I didn’t realize that the giddy excitement of just starting to get to know Seth would soon pass, never to come back again. The way my heart jumped at just a text or a look from him. The excitement over seeing him for even five minutes.

I didn’t think about the fact that the dating stage is so short and so special. You can go out, have fun, spend money, and enjoy each other without any of the added pressures of life. Soon we were engaged and we had to think about finances, buying a house, the wedding. We had to make so many decisions in such a short amount of time! The biggest decision we had to make when we were dating was where we wanted to eat for dinner.

I didn’t notice how precious the first few years of marriage are.
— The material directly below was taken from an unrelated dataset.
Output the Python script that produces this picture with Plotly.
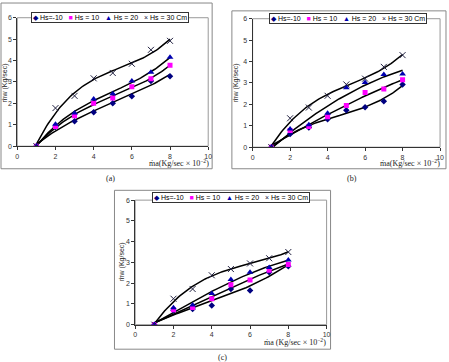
import numpy as np
import plotly.graph_objects as go

W, H = 449, 362

x_vals = [1, 2, 3, 4, 5, 6, 7, 8]

# Panel (a)
a_m10 = [0, 0.90, 1.17, 1.58, 2.01, 2.33, 3.05, 3.27]
a_10 = [0, 0.92, 1.42, 2.00, 2.25, 2.78, 3.15, 3.78]
a_20 = [0, 1.02, 1.55, 2.20, 2.45, 3.05, 3.45, 4.15]
a_30 = [0, 1.78, 2.35, 3.17, 3.42, 3.85, 4.50, 4.92]

# Panel (b)
b_m10 = [0, 0.62, 0.92, 1.30, 1.72, 1.87, 2.15, 2.93]
b_10 = [0, 0.78, 0.97, 1.42, 1.95, 2.55, 2.72, 3.15]
b_20 = [0, 0.85, 1.05, 1.58, 2.78, 3.02, 3.40, 3.42]
b_30 = [0, 1.35, 1.85, 2.40, 2.93, 3.20, 3.75, 4.30]

# Panel (c)
c_m10 = [0, 0.68, 0.75, 0.92, 1.72, 1.65, 2.52, 2.82]
c_10 = [0, 0.72, 0.83, 1.25, 1.92, 2.15, 2.62, 2.90]
c_20 = [0, 0.82, 0.95, 1.50, 2.18, 2.52, 2.75, 3.12]
c_30 = [0, 1.25, 1.72, 2.38, 2.68, 2.95, 3.20, 3.50]

# polynomial trendline orders per series (as in the spreadsheet trendlines)
a_orders = [3, 3, 3, 3]
b_orders = [3, 3, 2, 3]
c_orders = [3, 3, 3, 3]

series_names = ["Hs=-10", "Hs = 10", "Hs = 20", "Hs = 30 Cm"]
x_ticks = [0, 2, 4, 6, 8, 10]
y_ticks = [0, 1, 2, 3, 4, 5, 6]
captions = ["(a)", "(b)", "(c)"]

marker_styles = [
    dict(symbol="diamond", color="#000080", size=5),
    dict(symbol="square", color="#FF00FF", size=5),
    dict(symbol="triangle-up", color="#0000B0", size=6),
    dict(symbol="x-thin-open", color="#202040", size=6, line=dict(width=1, color="#202040")),
]

panels = [
    dict(data=[a_m10, a_10, a_20, a_30], orders=a_orders, px=(15.5, 209), py=(14, 145),
         frame=(-1, -1, 213, 168), legend=(109, 14), ytitle=(3, 80), xtitle=(212, 162),
         xt="ṁa(Kg/sec × 10<sup>−2</sup>)", cap=(110, 178)),
    dict(data=[b_m10, b_10, b_20, b_30], orders=b_orders, px=(254, 444), py=(15, 146),
         frame=(233, 7, 450, 168), legend=(351, 15), ytitle=(238, 80), xtitle=(446, 162),
         xt="ṁa(Kg/sec × 10<sup>−2</sup>)", cap=(355, 178)),
    dict(data=[c_m10, c_10, c_20, c_30], orders=c_orders, px=(135, 329), py=(200, 327),
         frame=(114, 190, 333, 352), legend=(232, 197), ytitle=(122, 263), xtitle=(330, 345),
         xt="ṁa (Kg/sec × 10<sup>−2</sup>)", cap=(223, 360)),
]

fig = go.Figure()
shapes = []
annotations = []

xs_dense = np.linspace(1, 8, 80)

for i, p in enumerate(panels):
    xa = "x" if i == 0 else f"x{i+1}"
    ya = "y" if i == 0 else f"y{i+1}"
    for j, ys in enumerate(p["data"]):
        coef = np.polyfit(x_vals, ys, p["orders"][j])
        fig.add_trace(go.Scatter(x=xs_dense, y=np.polyval(coef, xs_dense), mode="lines",
                                 line=dict(color="black", width=1.5), xaxis=xa, yaxis=ya,
                                 showlegend=False, hoverinfo="skip"))
    for j, ys in enumerate(p["data"]):
        fig.add_trace(go.Scatter(x=x_vals, y=ys, mode="markers", marker=marker_styles[j],
                                 name=series_names[j], xaxis=xa, yaxis=ya, showlegend=False))
    x0, x1 = p["px"]
    y0, y1 = p["py"]
    axx = dict(domain=[x0 / W, x1 / W], range=[0, 10], tickvals=x_ticks, showgrid=False, zeroline=False,
               showline=True, linecolor="#333", linewidth=1, ticks="outside", ticklen=3, tickcolor="#333",
               tickfont=dict(family="Arial", size=7, color="#333"), anchor=ya, fixedrange=True)
    axy = dict(domain=[1 - y1 / H, 1 - y0 / H], range=[0, 6], tickvals=y_ticks, showgrid=False, zeroline=False,
               showline=True, linecolor="#333", linewidth=1, ticks="outside", ticklen=3, tickcolor="#333",
               tickfont=dict(family="Arial", size=7, color="#333"), anchor=xa, fixedrange=True)
    key = "" if i == 0 else str(i + 1)
    fig.update_layout(**{f"xaxis{key}": axx, f"yaxis{key}": axy})
    # plot-area border (gray)
    shapes.append(dict(type="rect", xref="paper", yref="paper", x0=x0 / W, x1=x1 / W,
                       y0=1 - y1 / H, y1=1 - y0 / H, line=dict(color="#999", width=1), layer="below"))
    # outer frame
    fx0, fy0, fx1, fy1 = p["frame"]
    shapes.append(dict(type="rect", xref="paper", yref="paper", x0=fx0 / W, x1=fx1 / W,
                       y0=1 - fy1 / H, y1=1 - fy0 / H, line=dict(color="#888", width=1), layer="below"))
    # legend as text box
    lx, ly = p["legend"]
    legend_text = ("<span style='color:#000080'>◆</span> Hs=-10   "
                   "<span style='color:#FF00FF'>■</span> Hs = 10   "
                   "<span style='color:#0000B0'>▲</span> Hs = 20   "
                   "<span style='color:#202040'>×</span> Hs = 30 Cm")
    annotations.append(dict(x=lx / W, y=1 - ly / H, xref="paper", yref="paper", text=legend_text,
                            showarrow=False, xanchor="center", yanchor="middle",
                            font=dict(family="Arial", size=7, color="black"),
                            bgcolor="white", bordercolor="#333", borderwidth=1, borderpad=1))
    tx, ty = p["ytitle"]
    annotations.append(dict(x=tx / W, y=1 - ty / H, xref="paper", yref="paper", text="ṁw (Kg/sec)",
                            textangle=-90, showarrow=False, xanchor="center", yanchor="middle",
                            font=dict(family="Arial", size=7, color="#222")))
    tx, ty = p["xtitle"]
    annotations.append(dict(x=tx / W, y=1 - ty / H, xref="paper", yref="paper", text=p["xt"],
                            showarrow=False, xanchor="right", yanchor="middle",
                            font=dict(family="Liberation Serif", size=8, color="#222")))
    cx, cy = p["cap"]
    annotations.append(dict(x=cx / W, y=1 - cy / H, xref="paper", yref="paper", text=captions[i],
                            showarrow=False, xanchor="center", yanchor="middle",
                            font=dict(family="Liberation Serif", size=8, color="#222")))

fig.update_layout(width=W, height=H, margin=dict(l=0, r=0, t=0, b=0), plot_bgcolor="white",
                  paper_bgcolor="white", showlegend=False, shapes=shapes, annotations=annotations)

fig.write_html("out.html")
After kids, you can’t just sit down in the evening and have an uninterrupted netflix marathon. You can’t make dinner and sit down in peace without worrying about a crying baby or about feeding someone else. You can’t have date nights on the spur of the moment. The freedom of the first years of marriage is something we’ll never get back.

I think this theme plays itself out in all the stages of life. Don’t wish them away! Enjoy the stage you’re in, whatever it may be. Know that God has you there for a very specific reason. Yes, each stage brings its own worries. But each stage also brings something special that you’ll never get back once you move onto the next one. Look for that special thing. Ask God to help you focus on that and leave the worries in His hands! It’s hard, trust me. I’m (slowly) learning to let God have the worries and just enjoy each stage. These days with my baby boy are going by so fast. I don’t want to miss what’s special about them because I’m too busy worrying and wishing for the next thing.

As usual, the Bible sums it up best:

“But seek first the kingdom of God and his righteousness, and all these things will be added to you. Therefore do not be anxious about tomorrow, for tomorrow will be anxious for itself. Sufficient for the day is its own trouble.” – Matthew 6:33-34

Give your worries to Him and go look for the special!